◆ Exercise requirements ◆
Begin with the first line below and retype each line exactly through the line containing "W, H = 1099, 1477". Any pictures are to be left out.

--- Start Stored data ---

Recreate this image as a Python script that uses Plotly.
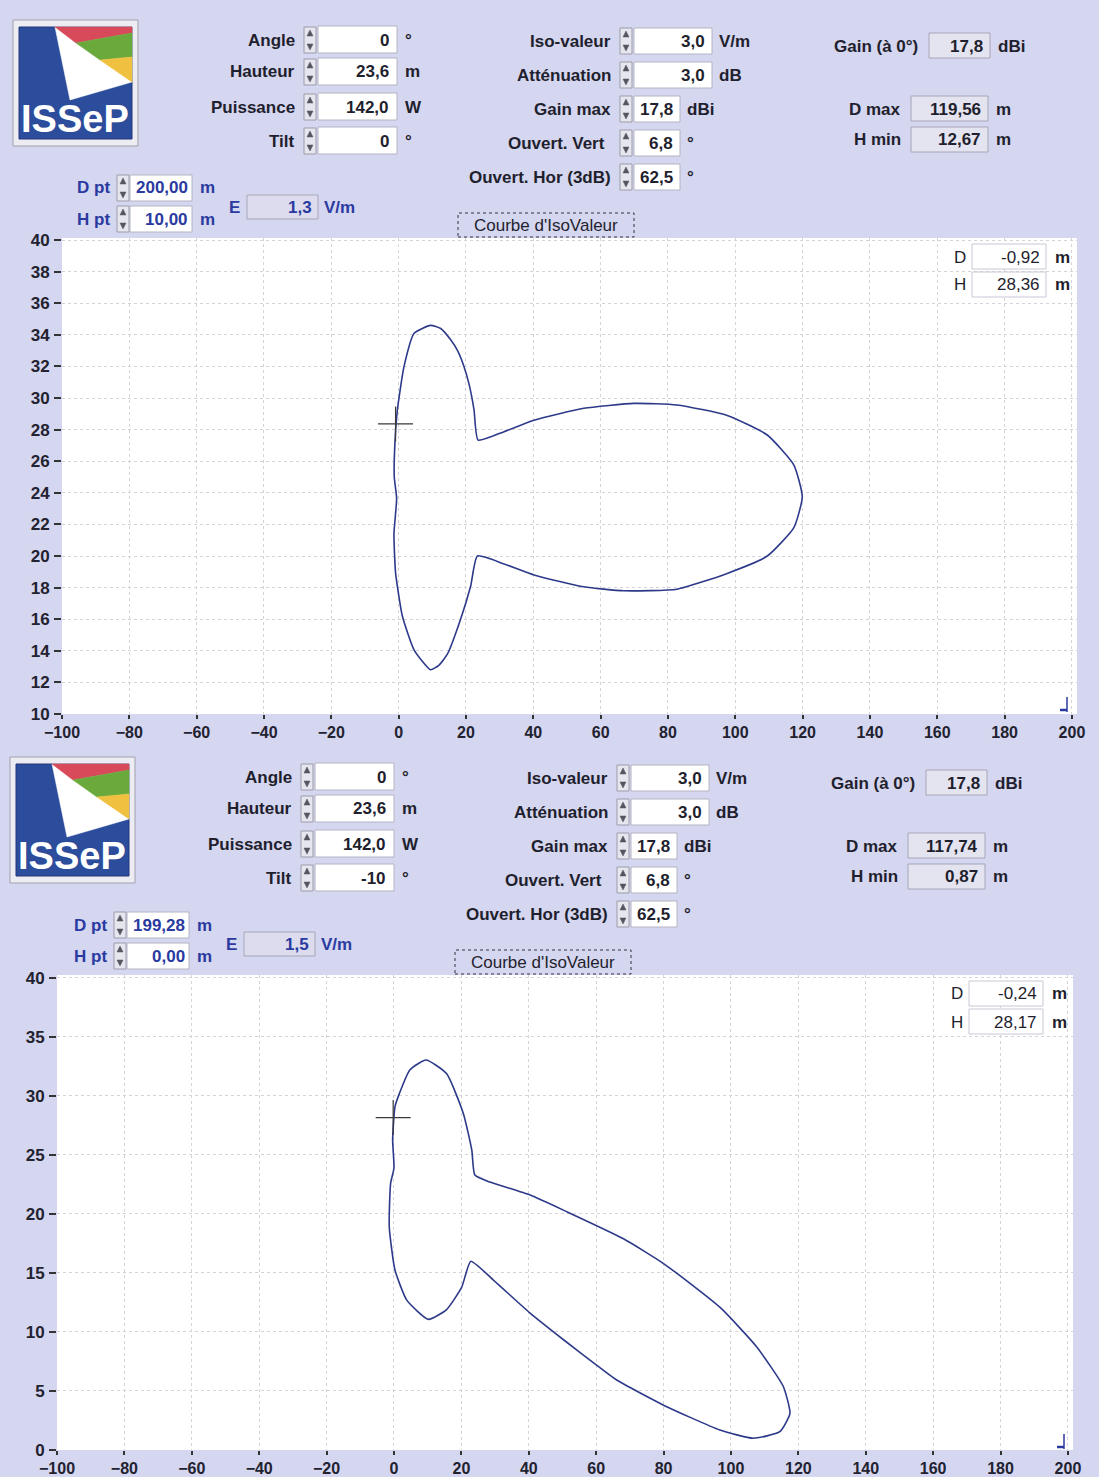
import plotly.graph_objects as go

W, H = 1099, 1477

# ---- data (distance D in m, height H in m)
top_curve_d = [9.5, 4.6, 1.6, -0.4, -1.2, -1.3, -0.6, -1.4, -1.2, -0.9, 1.1, 4.6, 9.5,
               12.0, 14.5, 18.4, 21.4, 23.4, 31.3, 40.2, 55.0, 66.9, 82.7, 97.6, 109.5,
               117.4, 119.9, 117.4, 109.5, 97.6, 82.7, 69.9, 55.0, 40.2, 31.3, 23.6,
               22.4, 21.0, 19.4, 17.5, 15.4, 12.5, 9.5]
top_curve_h = [34.6, 34.1, 32.0, 29.2, 26.7, 25.0, 23.65, 21.4, 20.0, 18.9, 16.2, 14.05, 12.8,
               13.1, 13.8, 16.0, 18.1, 20.0, 19.5, 18.8, 18.05, 17.8, 17.9, 18.9, 20.0,
               21.8, 23.75, 25.76, 27.66, 28.9, 29.56, 29.66, 29.35, 28.6, 27.87, 27.34,
               29.24, 30.8, 32.0, 33.0, 33.7, 34.4, 34.6]

bot_curve_d = [9.5, 4.7, 1.6, 0.3, -0.4, 0.0, -1.0, -1.4, 0.3, 3.8, 10.2, 15.6, 20.1, 22.8,
               29.5, 40.4, 50.5, 60.1, 66.1, 80.0, 96.7, 106.6, 114.5, 117.5, 115.5, 107.6,
               96.7, 80.0, 68.1, 51.2, 40.4, 28.5, 24.0, 23.1, 20.6, 15.6, 9.5]
bot_curve_h = [33.05, 32.2, 30.2, 29.1, 26.3, 23.9, 22.6, 18.9, 15.25, 12.7, 11.07, 11.9, 13.8, 16.0,
               14.4, 11.6, 9.3, 7.2, 5.93, 3.8, 1.7, 1.0, 1.55, 3.1, 5.4, 8.75,
               12.1, 15.8, 17.9, 20.2, 21.6, 22.7, 23.3, 25.4, 28.5, 31.9, 33.05]

cursor_d = [-0.92, -0.24]
cursor_h = [28.36, 28.17]

x_ticks = list(range(-100, 201, 20))
top_y_ticks = list(range(10, 41, 2))
bot_y_ticks = list(range(0, 41, 5))

# ---- panel texts
param_labels = ["Angle", "Hauteur", "Puissance", "Tilt"]
param_units = ["°", "m", "W", "°"]
param_top = ["0", "23,6", "142,0", "0"]
param_bot = ["0", "23,6", "142,0", "-10"]

ant_labels = ["Iso-valeur", "Atténuation", "Gain max", "Ouvert. Vert", "Ouvert. Hor (3dB)"]
ant_units = ["V/m", "dB", "dBi", "°", "°"]
ant_top = ["3,0", "3,0", "17,8", "6,8", "62,5"]
ant_bot = ["3,0", "3,0", "17,8", "6,8", "62,5"]

gain0 = ["17,8", "17,8"]
d_max = ["119,56", "117,74"]
h_min = ["12,67", "0,87"]
d_pt = ["200,00", "199,28"]
h_pt = ["10,00", "0,00"]
e_field = ["1,3", "1,5"]
cur_d_txt = ["-0,92", "-0,24"]
cur_h_txt = ["28,36", "28,17"]

BG = "#d5d6ef"
DARK = "#1f1f2e"
BLUE = "#2a3aa0"
LINE = "#2d3a8a"
FONT = "Liberation Sans"


def fx(x):
    return x / W


def fy(y):
    return 1 - y / H


shapes = []
annotations = []


def text(x, y, s, anchor="right", color=DARK, size=17, bold=True):
    annotations.append(dict(
        x=fx(x), y=fy(y), xref="paper", yref="paper", text=s, showarrow=False,
        xanchor=anchor, yanchor="middle",
        font=dict(family=FONT, size=size, color=color, weight="bold" if bold else "normal"),
    ))


def rect(x0, y0, x1, y1, fill="white", line="#b4b4c4", width=1, dash="solid"):
    shapes.append(dict(
        type="rect", xref="paper", yref="paper", layer="above",
        x0=fx(x0), x1=fx(x1), y0=fy(y1), y1=fy(y0),
        fillcolor=fill, line=dict(color=line, width=width, dash=dash),
    ))


def poly(pts, fill, line_color=None):
    path = "M " + " L ".join(f"{fx(a):.5f},{fy(b):.5f}" for a, b in pts) + " Z"
    shapes.append(dict(
        type="path", xref="paper", yref="paper", layer="above", path=path,
        fillcolor=fill, line=dict(color=line_color or fill, width=0.5),
    ))


def seg(x0, y0, x1, y1, color, width=1.5):
    shapes.append(dict(
        type="line", xref="paper", yref="paper", layer="above",
        x0=fx(x0), x1=fx(x1), y0=fy(y0), y1=fy(y1), line=dict(color=color, width=width),
    ))


def spinner(x, yc):
    rect(x, yc - 13, x + 12, yc + 13, fill="#e6e6ee", line="#9c9cac")
    poly([(x + 3, yc - 4), (x + 9, yc - 4), (x + 6, yc - 10)], "#555560")
    poly([(x + 3, yc + 4), (x + 9, yc + 4), (x + 6, yc + 10)], "#555560")


def logo(x0, y0):
    rect(x0, y0, x0 + 125, y0 + 126, fill="#ececf2", line="#a0a0b0")
    ix, iy = x0 + 6, y0 + 7
    rect(ix, iy, ix + 113, iy + 112, fill="#2c4c9c", line="#22387a")

    def p(a, b):
        return (ix + a, iy + b)

    poly([p(36, 0), p(113, 0), p(113, 55), p(51, 73)], "white")
    poly([p(36, 0), p(113, 0), p(113, 6), p(57, 16)], "#d84a5a")
    poly([p(57, 16), p(113, 6), p(113, 30), p(81, 33)], "#6aaa3c")
    poly([p(81, 33), p(113, 30), p(113, 55)], "#f0c040")
    annotations.append(dict(
        x=fx(ix + 56), y=fy(iy + 92), xref="paper", yref="paper", text="ISSeP",
        showarrow=False, xanchor="center", yanchor="middle",
        font=dict(family=FONT, size=38, color="white", weight="bold"),
    ))


def panel(i, dx, dy, params):
    logo(13 + dx, 20 + dy)

    for k, (lab, unit, val) in enumerate(zip(param_labels, param_units, params)):
        yc = [40, 72, 107, 141][k] + dy
        text(297 + dx, yc, lab)
        spinner(304 + dx, yc)
        rect(318 + dx, yc - 14, 397 + dx, yc + 13)
        text(391 + dx, yc, val)
        text(403 + dx, yc, unit, anchor="left")

    ant_vals = ant_top if i == 0 else ant_bot
    for k, (lab, unit, val) in enumerate(zip(ant_labels, ant_units, ant_vals)):
        yc = [41, 75, 109, 143, 177][k] + dy
        wide = k < 2
        x1 = 712 if wide else 680
        text((607 if k == 3 else 613) + dx, yc, lab)
        spinner(620 + dx, yc)
        rect(634 + dx, yc - 13, x1 + dx, yc + 13)
        text(x1 - 5 + dx, yc, val)
        text(x1 + 5 + dx, yc, unit, anchor="left")

    # read-only results
    for lab, val, unit, lx, bx0, bx1, yc in [
        ("Gain (à 0°)", gain0[i], "dBi", 920, 929, 990, 46),
        ("D max", d_max[i], "m", 903, 911, 988, 109),
        ("H min", h_min[i], "m", 903, 911, 988, 140),
    ]:
        text(lx + dx, yc + dy, lab)
        rect(bx0 + dx, yc - 13 + dy, bx1 + dx, yc + 12 + dy, fill="#e4e3f0", line="#a6a6b8")
        text(bx1 - 5 + dx, yc + dy, val)
        text(bx1 + 6 + dx, yc + dy, unit, anchor="left")

    # point of interest
    for lab, val, yc in [("D pt", d_pt[i], 188), ("H pt", h_pt[i], 219)]:
        text(112 + dx, yc + dy, lab, color=BLUE)
        spinner(117 + dx, yc + dy)
        rect(130 + dx, yc - 13 + dy, 192 + dx, yc + 13 + dy)
        text(190 + dx, yc + dy, val, color=BLUE)
        text(198 + dx, yc + dy, "m", anchor="left", color=BLUE)
    text(234 + dx, 207 + dy, "E", anchor="center", color=BLUE)
    rect(247 + dx, 195 + dy, 318 + dx, 219 + dy, fill="#dcdcee", line="#a6a6b8")
    text(314 + dx, 207 + dy, e_field[i], color=BLUE)
    text(322 + dx, 207 + dy, "V/m", anchor="left", color=BLUE)

    # button
    rect(458 + dx, 213 + dy, 634 + dx, 237 + dy, fill="rgba(0,0,0,0)", line="#333340", dash="dot")
    text(546 + dx, 225 + dy, "Courbe d'IsoValeur", anchor="center", bold=False)

    # cursor readout inside the plot
    for lab, val, yc in [("D", cur_d_txt[i], 257), ("H", cur_h_txt[i], 285)]:
        text(960 + dx, yc + dy, lab, anchor="center", bold=False)
        rect(972 + dx, yc - 13 + dy, 1046 + dx, yc + 12 + dy, line="#c8c8d4")
        text(1042 + dx, yc + dy, val, bold=False)
        text(1053 + dx, yc + dy, "m", anchor="left")

    # end-of-range marker
    seg(1067 + dx, 697 + dy, 1067 + dx, 712 + dy, BLUE)
    seg(1060 + dx, 710 + dy, 1067 + dx, 710 + dy, BLUE, 2.5)


panel(0, 0, 0, param_top)
panel(1, -3, 737, param_bot)

fig = go.Figure()

for curve_d, curve_h, ax in [(top_curve_d, top_curve_h, ""), (bot_curve_d, bot_curve_h, "2")]:
    fig.add_trace(go.Scatter(
        x=curve_d, y=curve_h, mode="lines", xaxis="x" + ax, yaxis="y" + ax,
        line=dict(color=LINE, width=1.6, shape="spline", smoothing=0.5),
        hoverinfo="skip", showlegend=False,
    ))

for k, ax in enumerate(["", "2"]):
    fig.add_trace(go.Scatter(
        x=[cursor_d[k]], y=[cursor_h[k]], mode="markers", xaxis="x" + ax, yaxis="y" + ax,
        marker=dict(symbol="cross-thin", size=25, line=dict(color="#3a3a3a", width=1.2)),
        hoverinfo="skip", showlegend=False,
    ))

x_tick_font = dict(family=FONT, size=16, color="#222230", weight="bold")
y_tick_font = dict(family=FONT, size=17, color="#222230", weight="bold")
x_common = dict(
    range=[-100, 201.5], tickvals=x_ticks, showgrid=True, gridcolor="#d4d4d8", griddash="dot",
    zeroline=False, showline=False, ticks="outside", ticklen=4, tickwidth=2, tickcolor="#333",
    tickfont=x_tick_font, fixedrange=True, automargin=False,
)
y_common = dict(
    showgrid=True, gridcolor="#d4d4d8", griddash="dot", zeroline=False, showline=False,
    ticks="outside", ticklen=7, tickwidth=2, tickcolor="#333", tickfont=y_tick_font,
    ticklabelstandoff=1, fixedrange=True, automargin=False,
)

fig.update_layout(
    width=W, height=H, autosize=False,
    margin=dict(l=0, r=0, t=0, b=0, pad=0),
    paper_bgcolor=BG, plot_bgcolor="white",
    showlegend=False,
    xaxis=dict(domain=[fx(62), fx(1077)], anchor="y", **x_common),
    yaxis=dict(domain=[fy(714), fy(238)], range=[10, 40.13], tickvals=top_y_ticks,
               anchor="x", **y_common),
    xaxis2=dict(domain=[fx(57), fx(1073)], anchor="y2", **x_common),
    yaxis2=dict(domain=[fy(1450), fy(975)], range=[0, 40.25], tickvals=bot_y_ticks,
                anchor="x2", **y_common),
    shapes=shapes,
    annotations=annotations,
)

fig.write_html(
    "out.html",
    config={"displayModeBar": False},
    post_script="document.body.style.margin='0';document.body.style.background='%s';" % BG,
)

--- End Stored data ---

◆ Written response ◆
Recreate this image as a Python script that uses Plotly.
import plotly.graph_objects as go

W, H = 1099, 1477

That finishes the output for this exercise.